Look across the river to the south bank. The curved flashy building is 333 Wacker Drive. One of the most photogenic buildings in Chicago, this 36 storey skyscraper was designed by Kohn Pedersen Fox, and completed in 1983. The best time to photograph this great view seems to be late afternoon. However, if you leave it too late the buildings on the west bank of the southern branch will be in shadow.  If you just want to focus on 333 Wacker Drive, late is great.

Wrigley Building
West face of the Wrigley Building, viewed early-afternoon, looking east
Photo Spot 12: The Wrigley Building

We are now going to head back to the Michigan Avenue Bridge, and then to the lake. Following the river on the north bank, at Franklin Bridge there are steps up to bridge level. Cross Franklin Street and walk in front of Merchandise Mart, with the river on your right. The long line of busts in front of Merchandise Mart celebrate distinguished Chicago business people. Beyond the Mart you come to Wells Street Bridge. Between Wells Street and Clark Street (two bridges upstream) there is no riverside footpath on the north bank. You can either cross to the south bank, retracing your steps along Wacker Drive, or skirt around the north side of the riverfront buildings. Whichever route you chose, you can return to walking besides the river along the north bank between Clark Street and Wabash Avenue. At this point the Trump Tower construction site cuts you off, but if you skirt around to the north side, there is a path that takes you to the Wrigley Building, giving you a good close-up view of the west face. The path goes between the two buildings of the Wrigley, under the skywalk that joins them. Now you are back at Michigan Avenue, just north of the river.

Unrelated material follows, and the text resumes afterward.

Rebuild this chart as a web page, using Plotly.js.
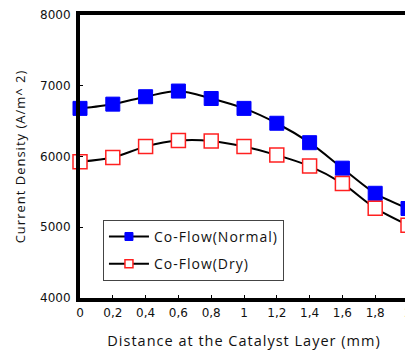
<!DOCTYPE html>
<html>
<head>
<meta charset="utf-8">
<script src="https://cdn.plot.ly/plotly-3.0.1.min.js"></script>
<style>
  html, body { margin: 0; padding: 0; background: #fff; overflow: hidden; }
  #chart { width: 420px; height: 356px; }
  /* wide, spaced lettering for titles and legend labels (also applies while Plotly measures them) */
  .xtitle, .ytitle, .legendtext { letter-spacing: 1px; }
</style>
</head>
<body>
<div id="chart"></div>
<script>
// Distance along the catalyst layer (mm)
const distance = [0, 0.2, 0.4, 0.6, 0.8, 1.0, 1.2, 1.4, 1.6, 1.8, 2.0];
// Current density (A/m^2) for each flow condition
const normalFlow = [6680, 6740, 6845, 6925, 6820, 6680, 6470, 6195, 5835, 5480, 5265];
const dryFlow    = [5925, 5985, 6140, 6225, 6220, 6140, 6020, 5865, 5620, 5270, 5030];
const xTickVals = [0, 0.2, 0.4, 0.6, 0.8, 1.0, 1.2, 1.4, 1.6, 1.8, 2.0];
const yTickVals = [4000, 5000, 6000, 7000, 8000];

const tickFont = { family: 'DejaVu Sans, Verdana, sans-serif', size: 12, color: '#111' };
const textFamily = 'Open Sans, Liberation Sans, sans-serif';
const xTitleFont = { family: textFamily, size: 14.5, color: '#111' };
const yTitleFont = { family: textFamily, size: 13, color: '#111' };
const legendFont = { family: textFamily, size: 14, color: '#111' };

const normalStyle = {
  line: { color: '#000', width: 2, shape: 'spline', smoothing: 0.8 },
  marker: { symbol: 'square', color: '#0000ff', line: { color: '#0000ff', width: 1 } }
};
const dryStyle = {
  line: { color: '#000', width: 2, shape: 'spline', smoothing: 0.8 },
  marker: { symbol: 'square', color: '#ffffff', line: { color: '#ff2020', width: 1.5 } }
};

const traces = [
  {
    x: distance, y: normalFlow, type: 'scatter', mode: 'lines+markers',
    name: 'Co-Flow(Normal)', showlegend: false, cliponaxis: false,
    line: normalStyle.line,
    marker: Object.assign({ size: 14 }, normalStyle.marker)
  },
  {
    x: distance, y: dryFlow, type: 'scatter', mode: 'lines+markers',
    name: 'Co-Flow(Dry)', showlegend: false, cliponaxis: false,
    line: dryStyle.line,
    marker: Object.assign({ size: 14 }, dryStyle.marker)
  },
  // legend entries with smaller symbols
  {
    x: [null], y: [null], type: 'scatter', mode: 'lines+markers',
    name: 'Co-Flow(Normal)', legendgroup: 'normal',
    line: { color: '#000', width: 2 },
    marker: Object.assign({ size: 8 }, normalStyle.marker)
  },
  {
    x: [null], y: [null], type: 'scatter', mode: 'lines+markers',
    name: 'Co-Flow(Dry)', legendgroup: 'dry',
    line: { color: '#000', width: 2 },
    marker: Object.assign({ size: 8 }, dryStyle.marker)
  }
];

const layout = {
  width: 420,
  height: 356,
  margin: { l: 80, r: 12, t: 15, b: 58 },
  paper_bgcolor: '#fff',
  plot_bgcolor: '#fff',
  separators: ',.',
  font: tickFont,
  xaxis: {
    range: [0, 2],
    tickvals: xTickVals,
    showgrid: false,
    zeroline: false,
    showline: true,
    linecolor: '#000',
    linewidth: 4,
    mirror: true,
    ticks: 'inside',
    ticklen: 3,
    tickwidth: 1,
    tickcolor: '#000',
    tickfont: tickFont,
    ticklabelstandoff: 1,
    title: { text: 'Distance at the Catalyst Layer (mm)', font: xTitleFont, standoff: 17 }
  },
  yaxis: {
    range: [4000, 8000],
    tickvals: yTickVals,
    showgrid: false,
    zeroline: false,
    showline: true,
    linecolor: '#000',
    linewidth: 4,
    mirror: true,
    ticks: 'inside',
    ticklen: 3,
    tickwidth: 1,
    tickcolor: '#000',
    tickfont: tickFont,
    ticklabelstandoff: 3,
    title: { text: 'Current Density (A/m^ 2)', font: yTitleFont, standoff: 13 }
  },
  legend: {
    x: 0.07, y: 0.276, xanchor: 'left', yanchor: 'top',
    bgcolor: '#fff',
    bordercolor: '#444',
    borderwidth: 1,
    font: legendFont,
    itemwidth: 40,
    traceorder: 'grouped',
    tracegroupgap: 6
  }
};

Plotly.newPlot('chart', traces, layout, { staticPlot: true, displayModeBar: false });
</script>
</body>
</html>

Michigan Avenue Bridge and Tribune Tower
Michigan Avenue Bridge and the Tribune Tower, viewed from the top of the Bridgehouse Museum, early-afternoon, looking north.
Photo Spot 13: Tribune Tower

You now have another chance to visit the Bridgehouse Museum ... to do this you will need to cross the bridge and walk to the south-west corner (see Photo Spot 2).

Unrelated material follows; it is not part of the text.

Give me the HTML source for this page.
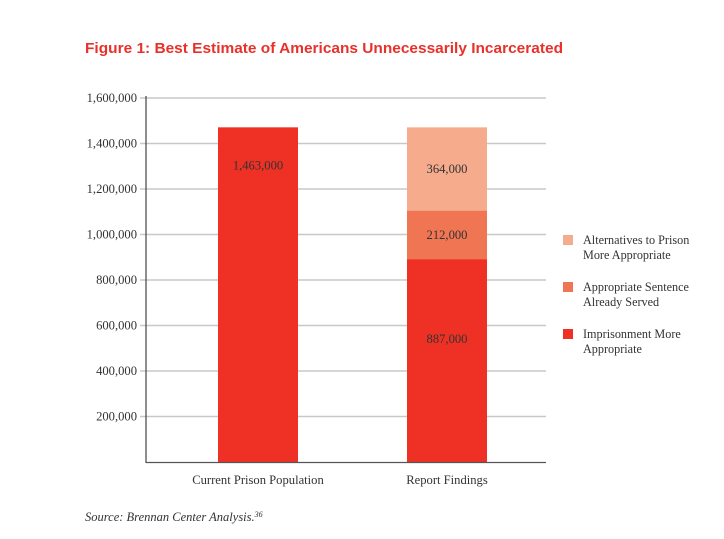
<!DOCTYPE html>
<html><head><meta charset="utf-8"><style>
body{margin:0;background:#fff;width:724px;height:539px;overflow:hidden}
svg{display:block}
.t{font-family:"Liberation Serif",serif;font-size:12.6px;fill:#333}
.l{font-family:"Liberation Serif",serif;font-size:12.2px;fill:#333}
</style></head><body>
<svg id="c" width="724" height="539">
<text x="85" y="53" font-family="Liberation Sans,sans-serif" font-size="15" font-weight="bold" fill="#e8312a" textLength="478" lengthAdjust="spacingAndGlyphs">Figure 1: Best Estimate of Americans Unnecessarily Incarcerated</text>
<g id="grid"></g><g id="bars"></g><g id="legend"></g>
<line x1="146" y1="96" x2="146" y2="463" stroke="#444" stroke-width="1.2"/>
<line x1="146" y1="462.5" x2="546" y2="462.5" stroke="#555" stroke-width="1.2"/>
<text x="85" y="521" font-family="Liberation Serif,serif" font-style="italic" font-size="12.5" fill="#333">Source: Brennan Center Analysis.<tspan font-size="8" dy="-4">36</tspan></text>
</svg>
<script>
const categories=["Current Prison Population","Report Findings"];
const seriesNames=["Imprisonment More Appropriate","Appropriate Sentence Already Served","Alternatives to Prison More Appropriate"];
const imprisonment=[1463000,887000];
const served=[0,212000];
const alternatives=[0,364000];
const ticks=[200000,400000,600000,800000,1000000,1200000,1400000,1600000];
const colors=["#ee3124","#f07552","#f6ab8c"];
const NS="http://www.w3.org/2000/svg";
const y=v=>462-v/1600000*366;
const bx=[218,407],bw=80;
function mk(tag,a,p,txt){const e=document.createElementNS(NS,tag);for(const k in a)e.setAttribute(k,a[k]);if(txt!=null)e.textContent=txt;p.appendChild(e);return e;}
const g=document.getElementById('grid');
ticks.forEach(t=>{
 const yy=462-t/1600000*364;
 const l=mk('line',{x1:140,x2:546,y1:yy,y2:yy,stroke:'#c8c8c8','stroke-width':1.5},g);
 
 
 const tx=mk('text',{x:137,y:yy+4,'text-anchor':'end',class:'t'},g,t.toLocaleString('en-US'));
 
 
});
const b=document.getElementById('bars');
const series=[imprisonment,served,alternatives];
categories.forEach((c,i)=>{
 let base=0;
 series.forEach((s,k)=>{
  const v=s[i];if(!v)return;
  const top=y(base+v),bot=y(base),h=bot-top;
  const r=mk('rect',{x:bx[i],width:bw,y:top,height:h,fill:colors[k]},b);
  
  
  const ly=h>250?top+38:(h>150?top+80:(top+bot)/2);
  const lt=mk('text',{x:bx[i]+bw/2,y:ly+4,'text-anchor':'middle',class:'t'},b,v.toLocaleString('en-US'));
  
  
  base+=v;
 });
 const cl=mk('text',{x:bx[i]+bw/2,y:484,'text-anchor':'middle',class:'t'},b,c);
 
 
});
const lg=document.getElementById('legend');
const legItems=[[2,["Alternatives to Prison","More Appropriate"],240],[1,["Appropriate Sentence","Already Served"],287],[0,["Imprisonment More","Appropriate"],334]];
legItems.forEach(([k,lines,yy])=>{
 const r=mk('rect',{x:563,y:yy-5,width:10,height:10,fill:colors[k]},lg);
 
 
 lines.forEach((ln,j)=>{
  const t=mk('text',{x:583,y:yy+4+j*15,class:'l'},lg,ln);
  
  
 });
});
</script>
</body></html>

If you have already seen the museum, or want to skip it, stay north of the river, and cross Michigan Avenue. In front of you, the skyscraper that resembles a great gothic cathedral is the 34 storey Tribune Tower. Constructed between 1922 and 1925 this architectural marvel is 463 feet tall. Look carefully at the base of the tower. Incorporated into the structure are bits and pieces from all sorts of other famous buildings around the world. The plaza to the south of the Tribune Tower is, in fact, E. North Water Street, which runs parallel to the river. To the east of the plaza is the NBC Tower, and to the south, between the plaza and the river, is the Equitable Building.

River View II
The Centennial Fountain and River View II condominiums. Early-afternoon, looking north-east.
Photo Spot 14: River View II

Walk east on W. North Water Street and eventually you can get back to the north bank of the river. The walk along the north bank takes you to the Centennial Fountain and two impressive condominium skyscrapers; River View I and River View II. The fountain, which is in the front of River View II, was built in 1989 to commemorate the founding of Metropolitan Water Reclamation District in 1889 (the guys responsible for reversing the flow of the river). Of the two River View buildings, I find River View II ti be the more photogenic. Designed by DeStefano and Partners, this 448 feet  32 storey skyscraper was completed 2004. The older River View I building, 27 stories high, was completed in 2000.

You can walk only a little further, beyond River View I, along the north river bank. Pause to take a look across the river Unfortunately the light for this view is best early morning, but then the light for the fountain and River View buildings is not so good. You can't win them all.

Chicago River northeast banl
The Regatta under construction. Early morning, looking south.
Photo Spot 15: Northeast Bank View

Across the river you will see The Regatta, a new skyscraper designed by DeStefano and Partners. This 45 storey condominium building is to be completed in 2006, at a cost of $140,000,000. 471 feet. To the right of The Regatta, the tallest building is the Aon Center. Completed in 1972, it is the 2nd tallest skyscraper in Chicago. It made the headlines shortly after its completion when its then-marble facade began to buckle, and was subsequently replaced, at great expense, with the present white granite one. As the river nears the lake, you can walk no further along the north river bank. Retrace your steps to the Michigan Avenue Bridge.

Harbor Lock
View of the harbor Lock from the lower deck of lakeshore Drive Bridge. Late afternoon, looking east.
Photo Spot 16: Harbor Lock from Lakeshore Drive

Back at the Michigan Avenue Bridge, if you still have some energy, the steps at the south east corner of the bridge lead down to a river-level walk. Heading east along this walk will give you good views of the north bank buildings across the river. The path continues under the Congress Drive and Lakeshore Drive bridges, to the Harbor Lock and Lake Michigan. At the harbor, some of the views are good early morning, and other views good late afternoon. After going under the Lakeshore Drive Bridge, take a short detour to the right, and up the ramp that takes you onto the lower deck of the bridge. This will give you a good view of the harbor.

All boats passing between the river and lake Michigan pass through the Harbor Lock, which allows the river level to be maintained below that of the lake, aiding it's reversed flow. The 80 feet wide lock, completed in 1938, has length of 600 feet and a depth of 22 feet.

The Harbor
Early morning (2 hours after sunrise), looking northwest from the harbor. Lakepoint Tower is the black skyscraper to the right.
Photo Spot 17: The Harbor

Returning down the ramp and back to the harbor, you can walk along a jetty towards the harbor wall. Various police and other official boats are moored on the left side. Behind them you see, 68 stories and 645 feet tall, Lakepoint Tower, a condominium skyscraper designed by Schipporeit-Heinrich Associates, and built in 1968. The light is good in this direction very early in the morning.